M. D. Cao, L. Allison, T. I. Dix
Springer Verlag, LNCS 5866 (AI09), pp.71-80,
Phylogenetic analyses of species based on single genes or
parts of the genomes are often inconsistent because of
factors such as variable rates of evolution and
horizontal gene transfer. The availability of more and
more sequenced genomes allows phylogeny construction from
complete genomes that is less sensitive to such inconsistency.
For such long sequences, construction methods like
maximum parsimony and maximum likelihood are often
not possible due to their intensive computational requirement.
Another class of tree construction methods,
namely distance-based methods, require a measure of
distances between any two genomes.
Some measures such as evolutionary edit distance of
gene order and gene content are computational expensive or
do not perform well when the gene content of the organisms are similar.

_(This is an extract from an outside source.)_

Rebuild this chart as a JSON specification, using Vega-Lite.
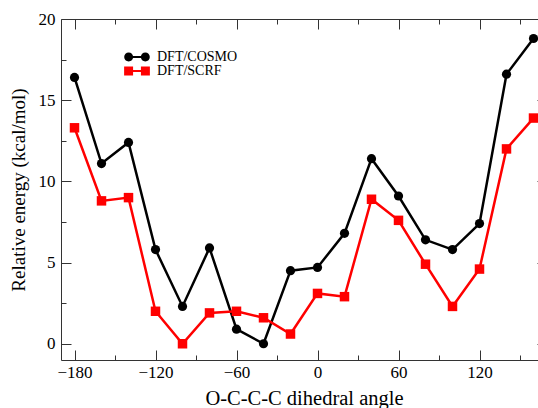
{
  "$schema": "https://vega.github.io/schema/vega-lite/v6.json",
  "width": 486,
  "height": 341,
  "autosize": {"type": "none"},
  "padding": {"left": 61, "top": 19, "right": 0, "bottom": 48},
  "config": {
    "view": {"stroke": "#333", "strokeWidth": 1},
    "font": "Liberation Serif",
    "legend": {
      "orient": "none",
      "title": null,
      "padding": 0,
      "symbolSize": 196,
      "symbolStrokeWidth": 0,
      "labelFont": "Liberation Serif",
      "labelFontSize": 14,
      "labelColor": "black",
      "labelOffset": 13
    }
  },
  "datasets": {
    "cosmo": [
      {"angle": -180, "energy": 16.4, "method": "DFT/COSMO"},
      {"angle": -160, "energy": 11.1, "method": "DFT/COSMO"},
      {"angle": -140, "energy": 12.4, "method": "DFT/COSMO"},
      {"angle": -120, "energy": 5.8, "method": "DFT/COSMO"},
      {"angle": -100, "energy": 2.3, "method": "DFT/COSMO"},
      {"angle": -80, "energy": 5.9, "method": "DFT/COSMO"},
      {"angle": -60, "energy": 0.9, "method": "DFT/COSMO"},
      {"angle": -40, "energy": 0.0, "method": "DFT/COSMO"},
      {"angle": -20, "energy": 4.5, "method": "DFT/COSMO"},
      {"angle": 0, "energy": 4.7, "method": "DFT/COSMO"},
      {"angle": 20, "energy": 6.8, "method": "DFT/COSMO"},
      {"angle": 40, "energy": 11.4, "method": "DFT/COSMO"},
      {"angle": 60, "energy": 9.1, "method": "DFT/COSMO"},
      {"angle": 80, "energy": 6.4, "method": "DFT/COSMO"},
      {"angle": 100, "energy": 5.8, "method": "DFT/COSMO"},
      {"angle": 120, "energy": 7.4, "method": "DFT/COSMO"},
      {"angle": 140, "energy": 16.6, "method": "DFT/COSMO"},
      {"angle": 160, "energy": 18.8, "method": "DFT/COSMO"}
    ],
    "scrf": [
      {"angle": -180, "energy": 13.3, "method": "DFT/SCRF"},
      {"angle": -160, "energy": 8.8, "method": "DFT/SCRF"},
      {"angle": -140, "energy": 9.0, "method": "DFT/SCRF"},
      {"angle": -120, "energy": 2.0, "method": "DFT/SCRF"},
      {"angle": -100, "energy": 0.0, "method": "DFT/SCRF"},
      {"angle": -80, "energy": 1.9, "method": "DFT/SCRF"},
      {"angle": -60, "energy": 2.0, "method": "DFT/SCRF"},
      {"angle": -40, "energy": 1.6, "method": "DFT/SCRF"},
      {"angle": -20, "energy": 0.6, "method": "DFT/SCRF"},
      {"angle": 0, "energy": 3.1, "method": "DFT/SCRF"},
      {"angle": 20, "energy": 2.9, "method": "DFT/SCRF"},
      {"angle": 40, "energy": 8.9, "method": "DFT/SCRF"},
      {"angle": 60, "energy": 7.6, "method": "DFT/SCRF"},
      {"angle": 80, "energy": 4.9, "method": "DFT/SCRF"},
      {"angle": 100, "energy": 2.3, "method": "DFT/SCRF"},
      {"angle": 120, "energy": 4.6, "method": "DFT/SCRF"},
      {"angle": 140, "energy": 12.0, "method": "DFT/SCRF"},
      {"angle": 160, "energy": 13.9, "method": "DFT/SCRF"}
    ]
  },
  "resolve": {
    "axis": {"x": "independent", "y": "independent"},
    "scale": {"color": "independent"},
    "legend": {"color": "independent"}
  },
  "layer": [
    {
      "data": {"name": "cosmo"},
      "encoding": {
        "x": {
          "field": "angle", "type": "quantitative",
          "scale": {"domain": [-190, 170], "nice": false, "zero": false},
          "axis": {
            "orient": "bottom",
            "domain": false, "grid": false,
            "title": "O-C-C-C dihedral angle",
            "titleFont": "Liberation Serif", "titleFontSize": 20.5, "titleFontWeight": "normal", "titleColor": "black",
            "labelFont": "Liberation Serif", "labelFontSize": 17, "labelColor": "black",
            "values": [-180, -150, -120, -90, -60, -30, 0, 30, 60, 90, 120, 150],
            "labelExpr": "datum.value % 60 === 0 ? datum.label : ''",
            "tickColor": "#333",
            "tickSize": {"condition": {"test": "datum.value % 60 === 0", "value": -10}, "value": -5},
            "labelPadding": 14,
            "titlePadding": 8
          }
        },
        "y": {
          "field": "energy", "type": "quantitative",
          "scale": {"domain": [-1, 20], "nice": false, "zero": false},
          "axis": {
            "orient": "left",
            "domain": false, "grid": false,
            "title": "Relative energy (kcal/mol)",
            "titleFont": "Liberation Serif", "titleFontSize": 19, "titleFontWeight": "normal", "titleColor": "black",
            "labelFont": "Liberation Serif", "labelFontSize": 17, "labelColor": "black",
            "values": [0, 2.5, 5, 7.5, 10, 12.5, 15, 17.5, 20],
            "labelExpr": "datum.value % 5 === 0 ? datum.label : ''",
            "tickColor": "#333",
            "tickSize": {"condition": {"test": "datum.value % 5 === 0", "value": -10}, "value": -5},
            "labelPadding": 16,
            "titlePadding": 10
          }
        },
        "color": {
          "field": "method", "type": "nominal",
          "scale": {"domain": ["DFT/COSMO"], "range": ["black"]},
          "legend": {
            "legendX": 69,
            "legendY": 31,
            "symbolType": "M-1.2,-0.16H1.2V0.16H-1.2Z M-1.83,0A0.64,0.64,0,1,1,-0.55,0A0.64,0.64,0,1,1,-1.83,0Z M0.55,0A0.64,0.64,0,1,1,1.83,0A0.64,0.64,0,1,1,0.55,0Z",
            "symbolFillColor": "black"
          }
        }
      },
      "layer": [
        {"mark": {"type": "line", "strokeWidth": 2.5}},
        {"mark": {"type": "point", "shape": "circle", "filled": true, "opacity": 1, "size": 85}}
      ]
    },
    {
      "data": {"name": "scrf"},
      "encoding": {
        "x": {
          "field": "angle", "type": "quantitative",
          "scale": {"domain": [-190, 170], "nice": false, "zero": false},
          "axis": {
            "orient": "top",
            "domain": false, "grid": false,
            "title": null,
            "labels": false,
            "values": [-180, -150, -120, -90, -60, -30, 0, 30, 60, 90, 120, 150],
            "tickColor": "#333",
            "tickSize": {"condition": {"test": "datum.value % 60 === 0", "value": -10}, "value": -5}
          }
        },
        "y": {
          "field": "energy", "type": "quantitative",
          "scale": {"domain": [-1, 20], "nice": false, "zero": false},
          "axis": {
            "orient": "right",
            "domain": false, "grid": false,
            "title": null,
            "labels": false,
            "values": [0, 2.5, 5, 7.5, 10, 12.5, 15, 17.5, 20],
            "tickColor": "#333",
            "tickSize": {"condition": {"test": "datum.value % 5 === 0", "value": -10}, "value": -5}
          }
        },
        "color": {
          "field": "method", "type": "nominal",
          "scale": {"domain": ["DFT/SCRF"], "range": ["#ff0000"]},
          "legend": {
            "legendX": 69,
            "legendY": 45,
            "symbolType": "M-1.2,-0.16H1.2V0.16H-1.2Z M-1.84,-0.64H-0.56V0.64H-1.84Z M0.56,-0.64H1.84V0.64H0.56Z",
            "symbolFillColor": "#ff0000"
          }
        }
      },
      "layer": [
        {"mark": {"type": "line", "strokeWidth": 2.5}},
        {"mark": {"type": "point", "shape": "square", "filled": true, "opacity": 1, "size": 90}}
      ]
    }
  ]
}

This study presents an information theoretic measure of
genetic distances between genomes based on the
biological compression algorithm expert model.
We demonstrate that our distance measure can be
applied to reconstruct the consensus phylogenetic tree
of a number of Plasmodium parasites from their genomes,
the statistical bias of which would mislead conventional
Our approach is also used to successfully construct a
plausible evolutionary tree for the γ-Proteobacteria group
whose genomes are known to contain many horizontally transferred genes.